Beberapa waktu lalu, sempat ada wacana soal penerapan student loan di Indonesia guna mengatasi kenaikan UKT. Wacana ini sempat dibahas dalam rapat DPR RI bersama Kemendikbudristek terkait polemik UKT yang melonjak tinggi.
Sebagai informasi saja, student loan adalah istilah yang merujuk pada program pinjaman pendidikan tinggi bagi mahasiswa.
Menurut Cambridge Dictionary, student loan artinya perjanjian di mana seorang mahasiswa di sebuah universitas meminjam uang dari bank untuk membiayai pendidikan mereka dan kemudian membayar kembali uang tersebut setelah mereka lulus atau selesai belajar dan mulai bekerja.
Sistem ini sudah diterapkan di beberapa negara yang berkembang seperti Amerika Serikat, Kanada, Australia, Korea Selatan, dll.
Jika dilihat dari definisinya, student loan ini tidak berbeda jauh dengan pinjol. Keduanya sama-sama mengharuskan mahasiswa untuk mengangsur biaya kuliah.
Pemerintah perlu memikirkan solusi lain yang tidak menjebak mahasiswa pada pinjaman online atau pinjaman bank, sehingga memberatkan mereka di masa depan.
Sebenarnya, dana pendidikan sebesar 20 persen yang berasal dari Anggaran Pendapatan dan Belanja Negara (APBN) dan Anggaran Pendapatan dan Belanja Daerah (APBD) cukup untuk biaya operasional perguruan tinggi di Indonesia.
Apabila dana yang besar tersebut dikelola dengan bertanggung jawab, tentu akan menjamin hak warga negara untuk memperoleh pendidikan yang bermutu dan terjangkau.
Kuncinya terletak pada pengelolaan anggaran yang bertanggung jawab oleh pemerintah. Jika saja pengelolaannya baik, niscaya biaya pendidikan kita terjangkau, bahkan gratis.

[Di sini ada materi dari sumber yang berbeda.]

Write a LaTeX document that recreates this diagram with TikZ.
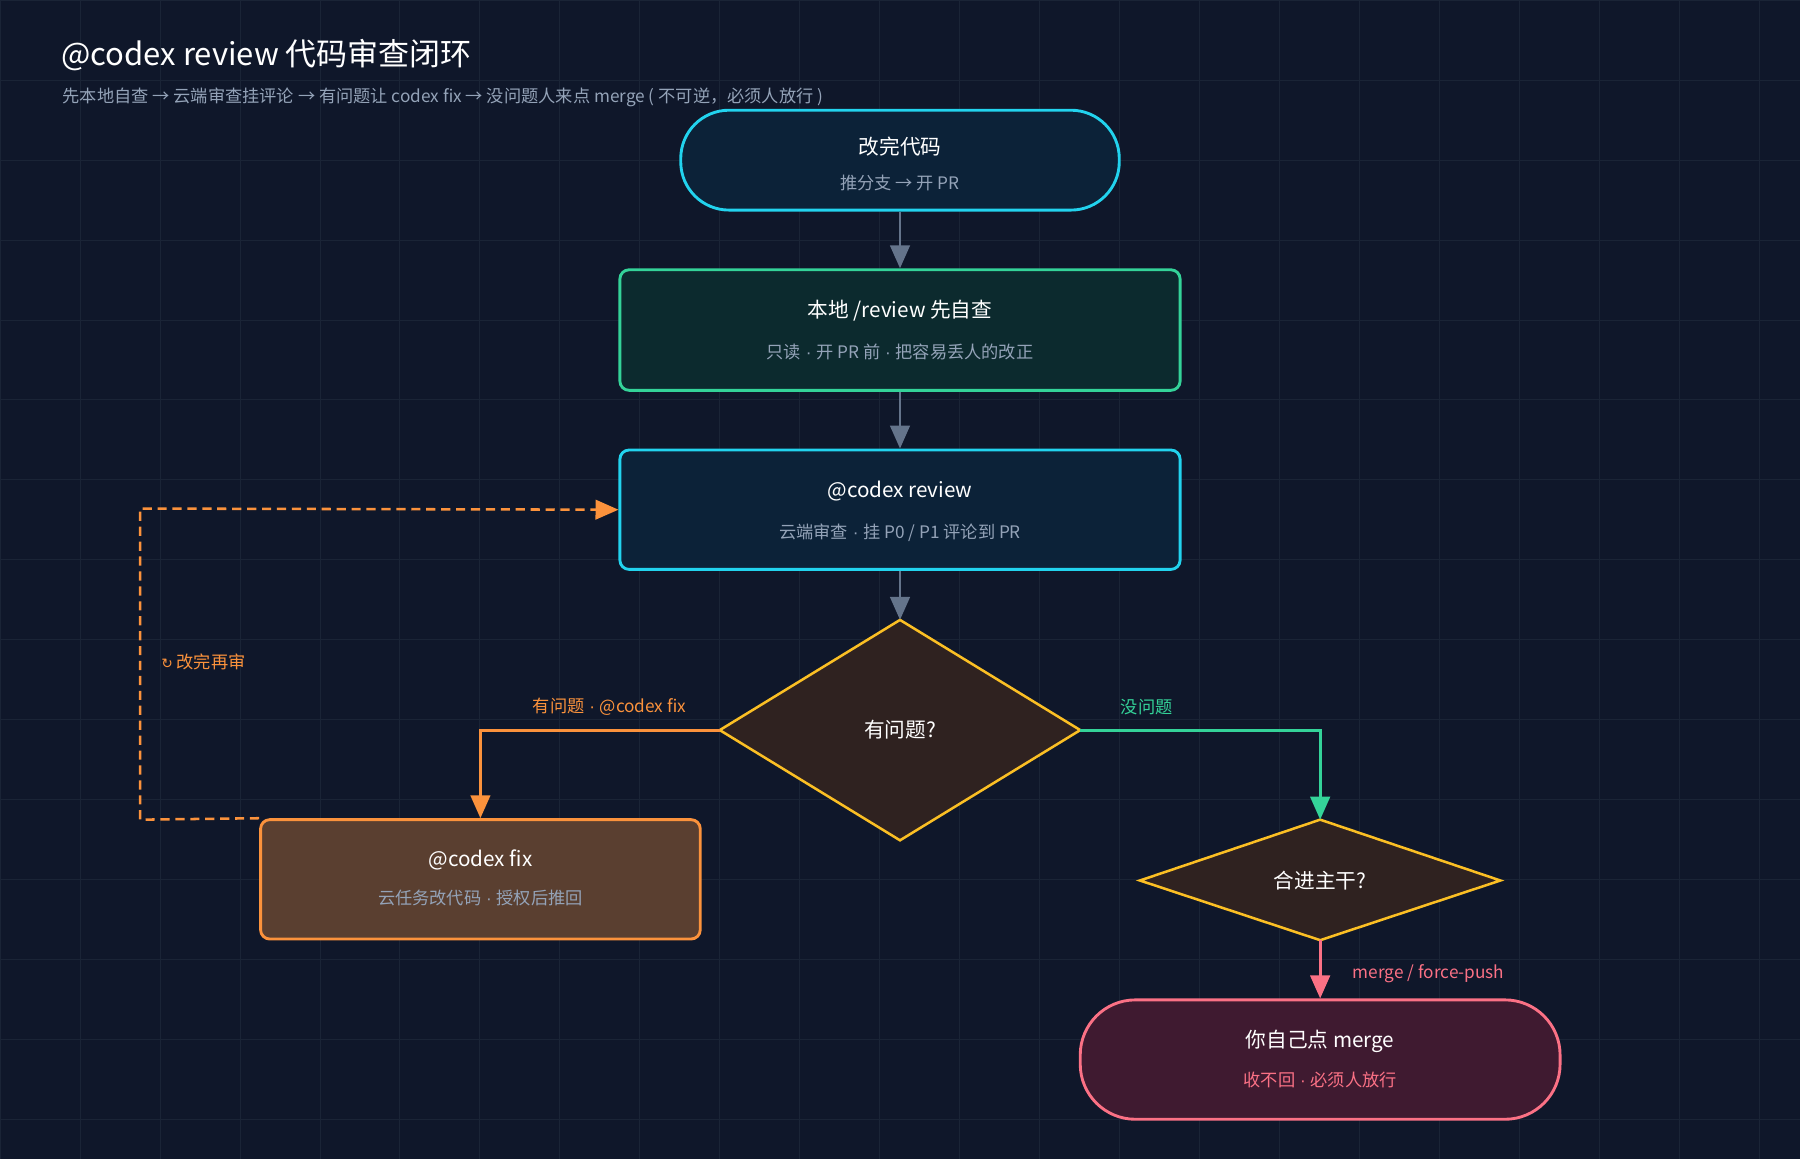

Sebagai penutup: dalam rangka mewujudkan Indonesia emas tahun 2045, mau tidak mau pemerintah harus menyiapkan SDM yang berkualitas melalui pendidikan yang terjangkau, bahkan kalau perlu pendidikan gratis.
Pinjaman online atau pinjaman bank memang seperti angin segar, tapi hal itu punya dampak negatif menurunkan produktivitas mahasiswa di masa depan.